The Netherlands wants the Chinese app to clean up its act on data protection before government services could use it
Public authorities in the Netherlands are being told to steer clear of TikTok amid growing concerns across the EU and U.S. that the Chinese-owned video-sharing platform poses privacy risks.
Dutch ministries and agencies are mostly following a recommendation to shun TikTok accounts and stop government communication and advertising on the platform, two government officials told POLITICO. This is despite the app's skyrocketing popularity in the Netherlands, where it has around 3.5 million users.
The Dutch pivot away from TikTok follows advice issued by the general affairs ministry to "suspend the use of TikTok for the government until TikTok has adjusted its data protection policy" announced in November. While the recommendation resembles a recent U.S. government decision from December to ban the use of TikTok on government devices, the Dutch guidance is far more limited in scope and enforcement.
It's the latest example of how TikTok, owned by the Beijing-headquartered ByteDance, is facing headwinds in Europe, adding to its troubles in the U.S. The firm is already under investigation for sending data on European Union users to China. One of the video app's fiercest European critics is French President Emmanuel Macron, who has called TikTok "deceptively innocent" and a cause of "real addiction" among users, as well as a source of Russian disinformation.
Dutch officials have sought to strengthen ties with Washington in recent months as the U.S. pushes for more export controls on selling sensitive technology to China, including machines made by Dutch chips printing giant ASML. Dutch Prime Minister Mark Rutte this month met with U.S. President Joe Biden
, where they discussed how to "quite frankly, meet the challenges of China," the U.S. leader told reporters ahead of the meeting.
The Dutch policy on TikTok, which is effectively a pause rather than a ban, is mainly targeted at stopping the use of TikTok for "media" purposes, a spokesperson for the general affairs ministry said, and doesn't explicitly instruct government officials to delete the app from phones.
The spokesperson said it's hard to evaluate how strictly government services have abided by the advice since the ministry isn't monitoring separate services' use of the app. But the two officials said the advice had triggered a clear shift away from the Chinese-owned app, in line with growing security concerns across the West.

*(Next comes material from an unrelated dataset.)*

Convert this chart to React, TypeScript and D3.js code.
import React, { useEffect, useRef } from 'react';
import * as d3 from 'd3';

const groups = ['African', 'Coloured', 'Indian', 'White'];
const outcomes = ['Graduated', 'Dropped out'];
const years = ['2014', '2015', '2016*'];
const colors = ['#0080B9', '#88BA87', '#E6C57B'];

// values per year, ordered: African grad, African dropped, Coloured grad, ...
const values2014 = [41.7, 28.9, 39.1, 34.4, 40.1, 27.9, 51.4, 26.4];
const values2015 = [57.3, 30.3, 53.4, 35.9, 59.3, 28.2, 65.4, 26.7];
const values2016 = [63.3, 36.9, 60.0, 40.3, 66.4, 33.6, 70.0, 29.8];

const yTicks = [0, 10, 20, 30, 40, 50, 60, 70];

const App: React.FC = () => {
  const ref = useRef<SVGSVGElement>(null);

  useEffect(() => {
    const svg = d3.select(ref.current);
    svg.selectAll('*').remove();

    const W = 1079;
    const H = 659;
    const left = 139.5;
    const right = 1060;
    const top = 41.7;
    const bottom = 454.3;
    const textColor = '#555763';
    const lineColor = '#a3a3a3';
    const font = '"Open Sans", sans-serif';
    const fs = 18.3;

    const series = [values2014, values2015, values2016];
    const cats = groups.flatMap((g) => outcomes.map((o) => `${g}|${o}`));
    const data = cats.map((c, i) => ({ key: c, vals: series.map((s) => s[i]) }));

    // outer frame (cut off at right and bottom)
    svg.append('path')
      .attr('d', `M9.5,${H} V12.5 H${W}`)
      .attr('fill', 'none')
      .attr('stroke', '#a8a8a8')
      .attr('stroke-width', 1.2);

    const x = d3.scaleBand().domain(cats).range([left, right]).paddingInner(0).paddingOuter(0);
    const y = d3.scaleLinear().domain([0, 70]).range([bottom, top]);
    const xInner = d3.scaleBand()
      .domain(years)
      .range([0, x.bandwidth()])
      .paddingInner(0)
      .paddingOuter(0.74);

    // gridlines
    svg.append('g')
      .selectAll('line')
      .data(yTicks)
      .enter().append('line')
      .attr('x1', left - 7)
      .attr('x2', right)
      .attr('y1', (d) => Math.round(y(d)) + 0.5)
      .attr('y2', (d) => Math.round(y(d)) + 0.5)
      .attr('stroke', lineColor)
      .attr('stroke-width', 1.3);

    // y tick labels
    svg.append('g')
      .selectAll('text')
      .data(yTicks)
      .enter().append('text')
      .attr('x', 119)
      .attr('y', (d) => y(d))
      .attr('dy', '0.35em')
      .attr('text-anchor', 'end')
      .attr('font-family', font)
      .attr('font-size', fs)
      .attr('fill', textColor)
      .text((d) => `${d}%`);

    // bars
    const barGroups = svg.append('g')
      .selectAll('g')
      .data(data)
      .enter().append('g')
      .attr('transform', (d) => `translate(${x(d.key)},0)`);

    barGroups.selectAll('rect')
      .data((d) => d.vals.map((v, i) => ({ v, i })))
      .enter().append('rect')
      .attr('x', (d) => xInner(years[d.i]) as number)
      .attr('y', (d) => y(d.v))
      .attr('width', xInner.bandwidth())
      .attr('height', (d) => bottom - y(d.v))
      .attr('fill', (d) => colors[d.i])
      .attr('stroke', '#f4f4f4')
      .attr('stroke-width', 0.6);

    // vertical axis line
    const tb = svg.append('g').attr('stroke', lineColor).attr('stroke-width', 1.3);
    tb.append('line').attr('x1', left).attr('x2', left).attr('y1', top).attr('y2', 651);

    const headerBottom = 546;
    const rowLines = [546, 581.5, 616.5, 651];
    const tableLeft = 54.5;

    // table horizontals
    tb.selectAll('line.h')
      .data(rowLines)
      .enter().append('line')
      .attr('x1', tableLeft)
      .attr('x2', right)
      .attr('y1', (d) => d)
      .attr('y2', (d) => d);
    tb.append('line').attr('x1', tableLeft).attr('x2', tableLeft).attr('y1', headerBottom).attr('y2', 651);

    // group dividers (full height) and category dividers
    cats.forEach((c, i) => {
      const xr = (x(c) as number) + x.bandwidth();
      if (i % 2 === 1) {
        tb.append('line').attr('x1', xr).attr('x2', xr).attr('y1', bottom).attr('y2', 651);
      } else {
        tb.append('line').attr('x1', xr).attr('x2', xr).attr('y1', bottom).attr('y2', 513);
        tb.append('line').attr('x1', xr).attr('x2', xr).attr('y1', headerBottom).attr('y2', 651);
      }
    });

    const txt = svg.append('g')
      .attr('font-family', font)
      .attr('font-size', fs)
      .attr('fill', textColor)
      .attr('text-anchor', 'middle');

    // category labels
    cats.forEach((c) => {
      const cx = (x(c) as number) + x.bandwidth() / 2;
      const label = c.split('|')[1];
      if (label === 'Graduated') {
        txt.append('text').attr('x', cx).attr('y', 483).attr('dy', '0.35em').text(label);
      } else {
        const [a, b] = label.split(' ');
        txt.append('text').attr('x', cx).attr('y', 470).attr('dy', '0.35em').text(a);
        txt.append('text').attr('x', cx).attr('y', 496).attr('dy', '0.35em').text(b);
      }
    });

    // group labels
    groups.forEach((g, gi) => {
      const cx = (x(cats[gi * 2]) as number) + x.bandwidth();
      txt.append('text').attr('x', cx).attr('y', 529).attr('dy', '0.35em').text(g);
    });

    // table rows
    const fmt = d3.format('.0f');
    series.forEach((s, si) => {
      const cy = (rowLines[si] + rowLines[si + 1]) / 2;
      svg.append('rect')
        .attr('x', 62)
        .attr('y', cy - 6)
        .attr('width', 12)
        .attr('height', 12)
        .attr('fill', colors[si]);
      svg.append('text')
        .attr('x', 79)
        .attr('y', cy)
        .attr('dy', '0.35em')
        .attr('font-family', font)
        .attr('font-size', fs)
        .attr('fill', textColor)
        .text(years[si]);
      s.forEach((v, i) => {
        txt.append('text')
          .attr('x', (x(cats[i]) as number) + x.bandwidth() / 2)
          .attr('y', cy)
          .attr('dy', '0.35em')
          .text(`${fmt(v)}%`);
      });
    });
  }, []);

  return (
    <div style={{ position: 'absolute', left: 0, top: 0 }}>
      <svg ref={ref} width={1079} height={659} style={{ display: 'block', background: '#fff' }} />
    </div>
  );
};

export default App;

A junior Dutch government coalition party called in November for a full ban on the app "in its current form." Asked by reporters what he thought of this proposal, Rutte said this was "the opinion of five seats in the Dutch lower chamber."
TikTok admitted in early November that some of its China-based employees could access European TikTok user data. It also came under intense scrutiny in the U.S. over a report in Forbes magazine in December that employees had accessed data to track the location of journalists covering TikTok.

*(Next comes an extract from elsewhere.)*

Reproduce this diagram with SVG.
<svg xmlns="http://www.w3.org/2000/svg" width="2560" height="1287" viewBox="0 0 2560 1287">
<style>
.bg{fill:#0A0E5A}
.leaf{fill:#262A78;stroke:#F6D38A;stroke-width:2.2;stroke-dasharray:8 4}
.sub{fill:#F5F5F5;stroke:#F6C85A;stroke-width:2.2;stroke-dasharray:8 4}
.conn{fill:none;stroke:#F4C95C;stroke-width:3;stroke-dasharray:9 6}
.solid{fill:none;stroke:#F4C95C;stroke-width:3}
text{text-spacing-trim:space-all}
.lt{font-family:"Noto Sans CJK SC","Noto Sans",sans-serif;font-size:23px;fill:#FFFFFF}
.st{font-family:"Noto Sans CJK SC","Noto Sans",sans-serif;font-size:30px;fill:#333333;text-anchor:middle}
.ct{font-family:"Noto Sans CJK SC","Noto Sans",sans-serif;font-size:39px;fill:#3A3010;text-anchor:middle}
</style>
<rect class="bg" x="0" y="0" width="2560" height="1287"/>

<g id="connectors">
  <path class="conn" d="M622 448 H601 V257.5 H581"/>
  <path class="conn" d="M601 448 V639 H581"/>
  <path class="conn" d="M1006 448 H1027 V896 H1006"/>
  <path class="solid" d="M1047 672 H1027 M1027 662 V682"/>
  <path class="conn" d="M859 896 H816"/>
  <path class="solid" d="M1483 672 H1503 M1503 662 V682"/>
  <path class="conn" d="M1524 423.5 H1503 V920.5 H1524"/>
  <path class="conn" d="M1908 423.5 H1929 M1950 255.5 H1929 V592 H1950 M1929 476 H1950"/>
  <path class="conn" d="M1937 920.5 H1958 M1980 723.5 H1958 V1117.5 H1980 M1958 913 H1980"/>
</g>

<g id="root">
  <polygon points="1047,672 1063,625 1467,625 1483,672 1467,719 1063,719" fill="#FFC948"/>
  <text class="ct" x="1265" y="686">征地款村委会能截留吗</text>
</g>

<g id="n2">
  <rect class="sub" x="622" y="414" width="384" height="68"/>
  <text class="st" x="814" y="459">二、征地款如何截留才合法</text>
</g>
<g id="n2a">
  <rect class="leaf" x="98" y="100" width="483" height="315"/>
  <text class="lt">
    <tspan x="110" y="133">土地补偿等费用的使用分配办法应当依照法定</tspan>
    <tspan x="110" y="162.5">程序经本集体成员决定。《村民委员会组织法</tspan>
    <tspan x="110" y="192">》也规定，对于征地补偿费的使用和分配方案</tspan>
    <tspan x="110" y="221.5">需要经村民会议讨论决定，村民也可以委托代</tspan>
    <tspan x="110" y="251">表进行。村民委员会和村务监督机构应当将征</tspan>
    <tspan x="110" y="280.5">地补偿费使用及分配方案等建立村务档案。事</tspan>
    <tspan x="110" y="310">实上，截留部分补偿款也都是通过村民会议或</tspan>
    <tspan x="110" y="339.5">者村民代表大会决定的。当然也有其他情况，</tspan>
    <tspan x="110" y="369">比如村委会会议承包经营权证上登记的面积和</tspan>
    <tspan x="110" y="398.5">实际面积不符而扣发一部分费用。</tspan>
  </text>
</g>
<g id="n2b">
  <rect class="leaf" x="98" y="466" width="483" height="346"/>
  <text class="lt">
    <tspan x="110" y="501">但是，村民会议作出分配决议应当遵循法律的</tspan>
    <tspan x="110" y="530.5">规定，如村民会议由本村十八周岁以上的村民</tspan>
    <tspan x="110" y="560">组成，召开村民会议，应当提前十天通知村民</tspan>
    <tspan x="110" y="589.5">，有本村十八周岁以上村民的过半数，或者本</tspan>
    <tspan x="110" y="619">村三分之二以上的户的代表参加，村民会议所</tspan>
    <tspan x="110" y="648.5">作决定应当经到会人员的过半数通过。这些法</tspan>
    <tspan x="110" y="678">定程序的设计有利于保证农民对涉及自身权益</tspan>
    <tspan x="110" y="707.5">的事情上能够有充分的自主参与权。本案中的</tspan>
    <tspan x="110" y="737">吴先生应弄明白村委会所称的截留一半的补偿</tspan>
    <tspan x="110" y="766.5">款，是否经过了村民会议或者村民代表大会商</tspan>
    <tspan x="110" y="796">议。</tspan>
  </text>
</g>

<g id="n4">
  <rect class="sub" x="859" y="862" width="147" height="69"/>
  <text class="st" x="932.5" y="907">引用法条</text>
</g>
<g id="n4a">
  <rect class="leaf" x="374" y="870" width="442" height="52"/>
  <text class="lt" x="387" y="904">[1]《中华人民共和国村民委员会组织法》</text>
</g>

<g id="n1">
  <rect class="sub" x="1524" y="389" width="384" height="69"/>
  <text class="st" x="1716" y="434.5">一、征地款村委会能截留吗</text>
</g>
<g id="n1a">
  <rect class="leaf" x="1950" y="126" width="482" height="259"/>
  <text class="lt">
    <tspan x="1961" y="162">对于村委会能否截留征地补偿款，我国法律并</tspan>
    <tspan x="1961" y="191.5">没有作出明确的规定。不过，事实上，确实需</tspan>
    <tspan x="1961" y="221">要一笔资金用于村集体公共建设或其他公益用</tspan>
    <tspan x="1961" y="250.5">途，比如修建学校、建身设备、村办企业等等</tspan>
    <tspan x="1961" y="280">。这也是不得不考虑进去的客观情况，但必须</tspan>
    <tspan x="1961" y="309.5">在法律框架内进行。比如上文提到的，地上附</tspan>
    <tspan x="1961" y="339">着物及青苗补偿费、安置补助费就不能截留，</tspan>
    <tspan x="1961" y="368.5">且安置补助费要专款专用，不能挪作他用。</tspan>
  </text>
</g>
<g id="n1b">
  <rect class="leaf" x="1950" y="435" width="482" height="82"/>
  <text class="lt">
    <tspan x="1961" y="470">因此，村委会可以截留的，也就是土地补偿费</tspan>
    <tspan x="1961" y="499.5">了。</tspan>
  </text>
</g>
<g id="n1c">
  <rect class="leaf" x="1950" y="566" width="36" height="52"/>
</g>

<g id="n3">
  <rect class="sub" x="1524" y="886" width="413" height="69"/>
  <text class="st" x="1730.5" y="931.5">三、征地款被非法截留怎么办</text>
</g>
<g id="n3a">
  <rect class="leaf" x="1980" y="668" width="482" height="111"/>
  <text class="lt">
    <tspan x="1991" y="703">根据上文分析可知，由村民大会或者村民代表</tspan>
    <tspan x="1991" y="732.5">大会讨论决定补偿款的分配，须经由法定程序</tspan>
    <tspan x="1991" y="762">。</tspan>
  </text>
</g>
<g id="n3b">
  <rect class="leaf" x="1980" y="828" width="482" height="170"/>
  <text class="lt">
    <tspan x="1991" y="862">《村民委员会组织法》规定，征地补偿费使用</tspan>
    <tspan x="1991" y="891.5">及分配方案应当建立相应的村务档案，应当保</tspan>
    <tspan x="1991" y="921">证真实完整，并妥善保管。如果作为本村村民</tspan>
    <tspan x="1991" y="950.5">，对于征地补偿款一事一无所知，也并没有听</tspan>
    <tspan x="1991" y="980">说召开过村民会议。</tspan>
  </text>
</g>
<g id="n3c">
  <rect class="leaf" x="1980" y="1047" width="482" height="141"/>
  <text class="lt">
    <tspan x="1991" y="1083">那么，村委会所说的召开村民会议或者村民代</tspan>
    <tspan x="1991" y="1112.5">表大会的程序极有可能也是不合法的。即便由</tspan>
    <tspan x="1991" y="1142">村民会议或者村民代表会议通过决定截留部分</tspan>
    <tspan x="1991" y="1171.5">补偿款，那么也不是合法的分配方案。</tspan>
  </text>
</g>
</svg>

This month, TikTok Chief Executive Shou Zi Chew visited Brussels to assuage concerns in meetings with EU commissioners including Executive Vice President Margrethe Vestager, Vice President for Values Věra Jourová and Justice Commissioner Didier Reynders.
“I count on TikTok to fully execute its commitments to go the extra mile in respecting EU law and regaining [the] trust of European regulator,” Jourová said in a warning shot at the company. There could not be “any doubt that data of users in Europe are safe and not exposed to illegal access from third-country authorities," she said.
TikTok said in a comment that it's open to engaging with the Dutch government "to debunk misconceptions and explain how we keep both our community and their data safe and secure."